Question

a chemist has an empty cylinder with a height of 30 cm and a cone - shaped flask. the flask has the same height and a base that is the same size as the cylinders. the flask is filled with water, which she pours into the cylinder. to what height does the water fill the cylinder? 20 cm 15 cm 10 cm 30 cm

Explanation:

Step1: Recall volume formulas

The volume of a cylinder is $V_{cylinder}=\pi r^{2}h_{cylinder}$, and the volume of a cone is $V_{cone}=\frac{1}{3}\pi r^{2}h_{cone}$.

Step2: Compare volumes

Since the base - radius ($r$) and height ($h$) of the cone and the cylinder are the same. Let $h = h_{cylinder}=h_{cone}=30$ cm. The volume of the cone is one - third of the volume of the cylinder with the same base and height.

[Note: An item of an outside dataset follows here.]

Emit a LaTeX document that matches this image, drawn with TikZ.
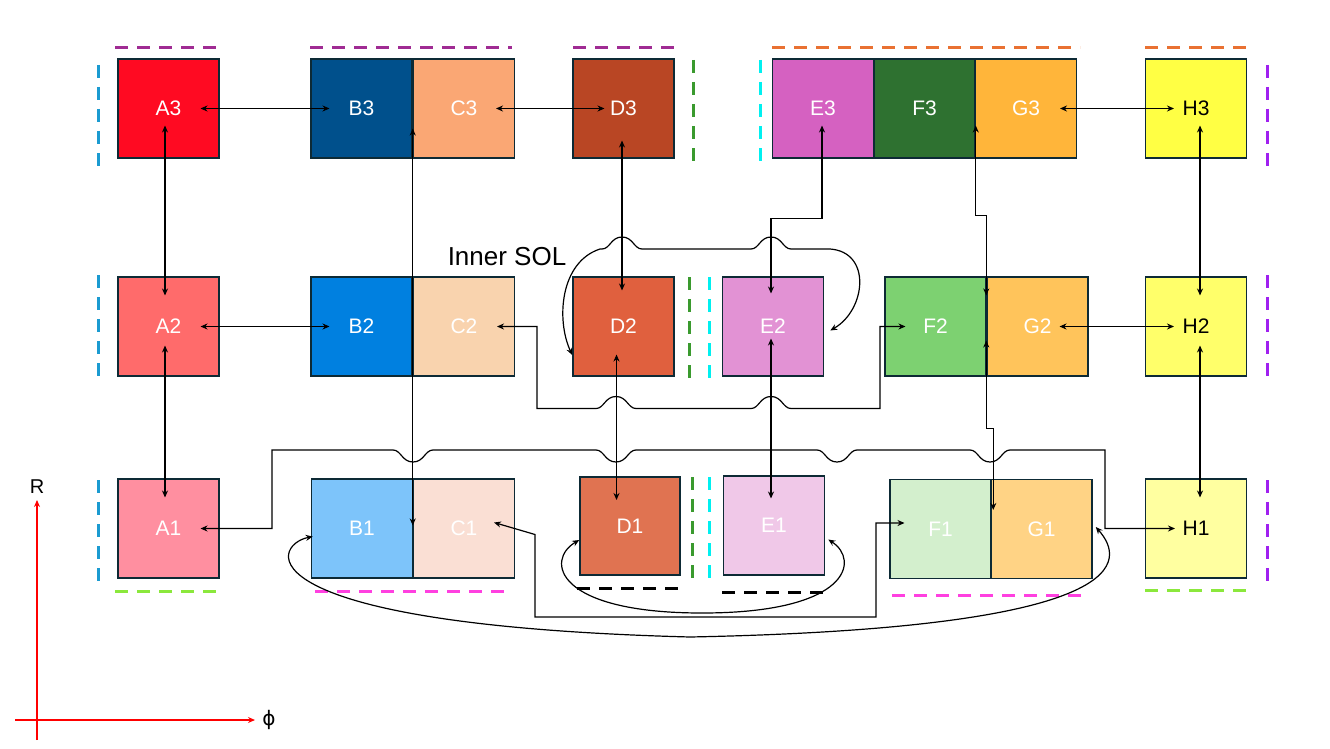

Step3: Calculate height in cylinder

When the water from the full - cone is poured into the cylinder, the volume of water is $V = V_{cone}=\frac{1}{3}\pi r^{2}h$. Let the height of water in the cylinder be $h_{1}$. Then $V=\pi r^{2}h_{1}$. Since $V = V_{cone}=\frac{1}{3}\pi r^{2}h$, we have $\pi r^{2}h_{1}=\frac{1}{3}\pi r^{2}h$. Canceling out $\pi r^{2}$ on both sides, we get $h_{1}=\frac{1}{3}h$. Substituting $h = 30$ cm, we find $h_{1}=10$ cm.

Answer:

10 cm